Komunyakaa has long been fascinated by and acknowledged for his interest in the fusion of poetry and music. With poet and jazz saxophonist Sascha Feinstein, for example, Komunyakaa edited two volumes of The Jazz Poetry Anthology (1991 and 1996), and many of his own poems have been incorporated in larger musical compositions, such as Fire Water Paper: A Vietnam Oratorio, composed by Elliot Goldenthal in 1995 and featuring two poems from Dien Cai Dau.
Komunyakaa’s own poems are often filled with musical allusions or shaped like musical compositions. In the latter regard, critics have noted the poet’s use of short lines whose rhythm is often unbalanced, a condition reminiscent of syncopated jazz riffs. Good examples of the poet’s style can be found in the thirteen poems that he expressly wrote as song lyrics for a collaboration with American jazz vocalist Pamela Knowles. Between 1995, when he met Knowles at a jazz festival in Australia, and 2000, when the recording Thirteen Kinds of Desire was released, Komunyakaa penned thirteen pieces whose “jagged symmetry” he felt would translate effectively into song.

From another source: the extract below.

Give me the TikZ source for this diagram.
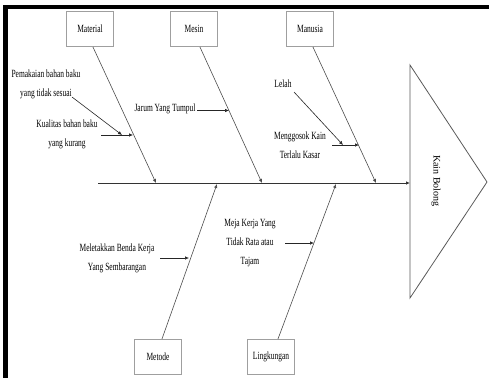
\documentclass[tikz,border=0pt]{standalone}
\usepackage{fontspec}
\setmainfont{Liberation Serif}[FakeStretch=0.68]
\newfontfamily\headfont{Liberation Serif}
\usetikzlibrary{arrows.meta}
\begin{document}
\begin{tikzpicture}[x=1pt,y=-1pt,
  cat/.style={draw=gray!75, line width=1.2pt, minimum width=47pt, minimum height=35pt, inner sep=1pt, font=\fontsize{11}{12}\selectfont},
  bone/.style={draw=gray!60!black, line width=0.6pt, -{Latex[length=4pt,width=3.5pt]}},
  spine/.style={draw=black!80, line width=0.9pt, -{Latex[length=4pt,width=3.5pt]}},
  sub/.style={draw=black!85, line width=0.6pt, -{Latex[length=4pt,width=3.5pt]}},
  cause/.style={align=center, font=\fontsize{11}{19}\selectfont, inner sep=0pt}]
\useasboundingbox (0,0) rectangle (489,378);
% frame
\fill[black] (3,5) rectangle (489,9);
\fill[black] (3,5) rectangle (8,378);
% category boxes
\node[cat] (mat) at (90,29) {Material};
\node[cat] (mes) at (194,29) {Mesin};
\node[cat] (man) at (310,29) {Manusia};
\node[cat] (met) at (158,357) {Metode};
\node[cat] (lin) at (271,357) {Lingkungan};
% head
\coordinate (ht) at (410,65);
\coordinate (ha) at (487,182);
\coordinate (hb) at (410,298);
\draw[gray!70!black, line width=0.8pt] (ht) -- (ha) -- (hb) -- cycle;
\node[rotate=-90, font=\headfont\fontsize{10}{12}\selectfont] (eff) at (436,181) {Kain Bolong};
% spine
\coordinate (s0) at (98,183);
\coordinate (s1) at (410,183);
\draw[spine] (s0) -- (s1);
% bone ends on spine
\coordinate (p1) at (156,183);
\coordinate (p2) at (262,183);
\coordinate (p3) at (376,183);
\coordinate (p4) at (217,184);
\coordinate (p5) at (336,184);
\draw[bone] ([xshift=3pt]mat.south) -- (p1);
\draw[bone] ([xshift=6pt]mes.south) -- (p2);
\draw[bone] ([xshift=3pt]man.south) -- (p3);
\draw[bone] ([xshift=4pt]met.north) -- (p4);
\draw[bone] ([xshift=7pt]lin.north) -- (p5);
% Material causes
\node[cause] (pem) at (46,84) {Pemakaian bahan baku\\yang tidak sesuai};
\node[cause] (kual) at (67,134) {Kualitas bahan baku\\yang kurang};
\coordinate (k0) at (101,135);
\coordinate (k1) at (133,135);
\coordinate (k2) at (122,135);
\coordinate (pe0) at (72,97);
\draw[sub] (k0) -- (k1);
\draw[sub] (pe0) -- (k2);
% Mesin cause
\node[cause] (jar) at (165,109) {Jarum Yang Tumpul};
\coordinate (j0) at (197,110.5);
\coordinate (j1) at (229,110.5);
\draw[sub] (j0) -- (j1);
% Manusia causes
\node[cause] (lel) at (283,84) {Lelah};
\node[cause] (meng) at (300,145) {Menggosok Kain\\Terlalu Kasar};
\coordinate (l0) at (294,92);
\coordinate (g2) at (343,145);
\coordinate (g0) at (332,145);
\coordinate (g1) at (359,145);
\draw[sub] (g0) -- (g1);
\draw[sub] (l0) -- (g2);
% Metode cause
\node[cause] (mel) at (117,258) {Meletakkan Benda Kerja\\Yang Sembarangan};
\coordinate (q0) at (160,258);
\coordinate (q1) at (189,258);
\draw[sub] (q0) -- (q1);
% Lingkungan cause
\node[cause] (mej) at (250,243) {Meja Kerja Yang\\Tidak Rata atau\\Tajam};
\coordinate (r0) at (285,243);
\coordinate (r1) at (314,243);
\draw[sub] (r0) -- (r1);
\end{tikzpicture}
\end{document}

A representative selection, one reprinted in Komunyakaa’s Blue Notes: Essays, Interviews, and Commentaries (1999), is “New Blues,” which begins with the stanza: “We are hurting/ We are dying/ For a new blues/ One that doesn’t rhyme/ With worn-out shoes.” This desire to produce updated lyrics for an old musical style rooted in the imagery of farm labor and urban poverty Komunyakaa himself satisfies with reference to problematic contemporary issues, such as the power of multinational corporations, the threat of computer viruses, and the homogenizing pervasiveness of pop-culture icons such as Batman. The poem is a good example of the poet’s characteristic tendency to merge levels of diction, formal and informal, and periods, past and present, to create a “nouveau blues/ To underline/ What’s left behind.”